____ SOURCE MATERIAL

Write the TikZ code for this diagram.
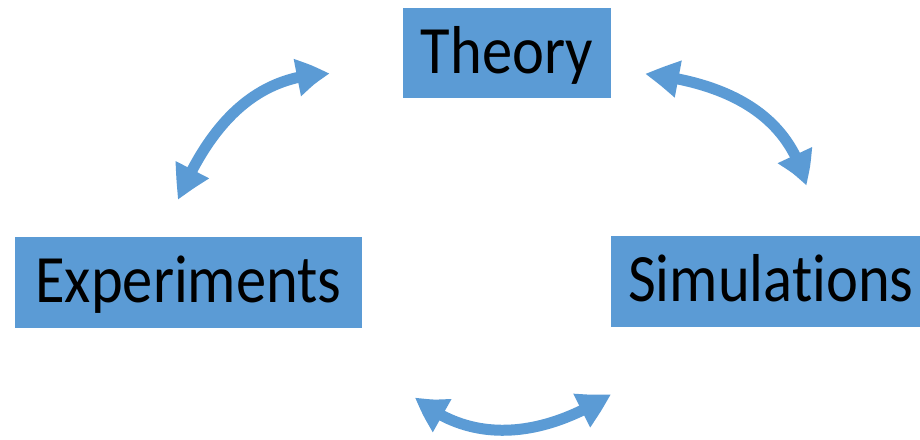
\documentclass[tikz,border=0pt]{standalone}
\usepackage{fontspec}
\setmainfont{Carlito}[Ligatures={NoCommon}]
\usetikzlibrary{arrows.meta,bending}
\definecolor{boxblue}{HTML}{5B9BD5}
\tikzset{
  labelbox/.style={fill=boxblue, inner sep=0pt, text height=40pt, text depth=0pt,
    font=\fontsize{60.5}{70}\selectfont, text=black},
  cyclearrow/.style={draw=boxblue, line width=11pt,
    {Triangle[width=35pt,length=34pt,bend]}-{Triangle[width=35pt,length=34pt,bend]}}
}
\newcommand{\tallstretch}[1]{\scalebox{1}[1.12]{#1}}
\begin{document}
\begin{tikzpicture}[x=1pt,y=1pt]
\clip (0,0) rectangle (920,-439);
\fill[white] (0,0) rectangle (920,-439);
\node[labelbox, minimum width=208pt, minimum height=90pt] (theory) at (507,-53) {\tallstretch{Theory}};
\node[labelbox, minimum width=347pt, minimum height=91pt] (exp) at (188.5,-282.5) {\tallstretch{Experiments}};
\node[labelbox, minimum width=320pt, minimum height=91pt] (sim) at (771,-281.5) {\tallstretch{Simulations}};
\coordinate (a1) at (330,-74);
\coordinate (a2) at (178,-200);
\coordinate (b1) at (645,-74);
\coordinate (b2) at (806,-186);
\coordinate (c1) at (415,-397);
\coordinate (c2) at (611,-394);
\draw[cyclearrow] (a1) to[out=180,in=67] (a2);
\draw[cyclearrow] (b1) to[out=-6,in=103] (b2);
\draw[cyclearrow] (c1) to[out=-41,in=213] (c2);
\end{tikzpicture}
\end{document}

________

- _THE PROBLEM_: Every line of the data above should be quoted exactly. Omit the pictures.

- _SOLVED EXERCISE_:
Write the TikZ code for this diagram.
\documentclass[tikz,border=0pt]{standalone}
\usepackage{fontspec}
\setmainfont{Carlito}[Ligatures={NoCommon}]
\usetikzlibrary{arrows.meta,bending}
\definecolor{boxblue}{HTML}{5B9BD5}
\tikzset{
  labelbox/.style={fill=boxblue, inner sep=0pt, text height=40pt, text depth=0pt,
    font=\fontsize{60.5}{70}\selectfont, text=black},
  cyclearrow/.style={draw=boxblue, line width=11pt,
    {Triangle[width=35pt,length=34pt,bend]}-{Triangle[width=35pt,length=34pt,bend]}}
}
\newcommand{\tallstretch}[1]{\scalebox{1}[1.12]{#1}}
\begin{document}
\begin{tikzpicture}[x=1pt,y=1pt]
\clip (0,0) rectangle (920,-439);
\fill[white] (0,0) rectangle (920,-439);
\node[labelbox, minimum width=208pt, minimum height=90pt] (theory) at (507,-53) {\tallstretch{Theory}};
\node[labelbox, minimum width=347pt, minimum height=91pt] (exp) at (188.5,-282.5) {\tallstretch{Experiments}};
\node[labelbox, minimum width=320pt, minimum height=91pt] (sim) at (771,-281.5) {\tallstretch{Simulations}};
\coordinate (a1) at (330,-74);
\coordinate (a2) at (178,-200);
\coordinate (b1) at (645,-74);
\coordinate (b2) at (806,-186);
\coordinate (c1) at (415,-397);
\coordinate (c2) at (611,-394);
\draw[cyclearrow] (a1) to[out=180,in=67] (a2);
\draw[cyclearrow] (b1) to[out=-6,in=103] (b2);
\draw[cyclearrow] (c1) to[out=-41,in=213] (c2);
\end{tikzpicture}
\end{document}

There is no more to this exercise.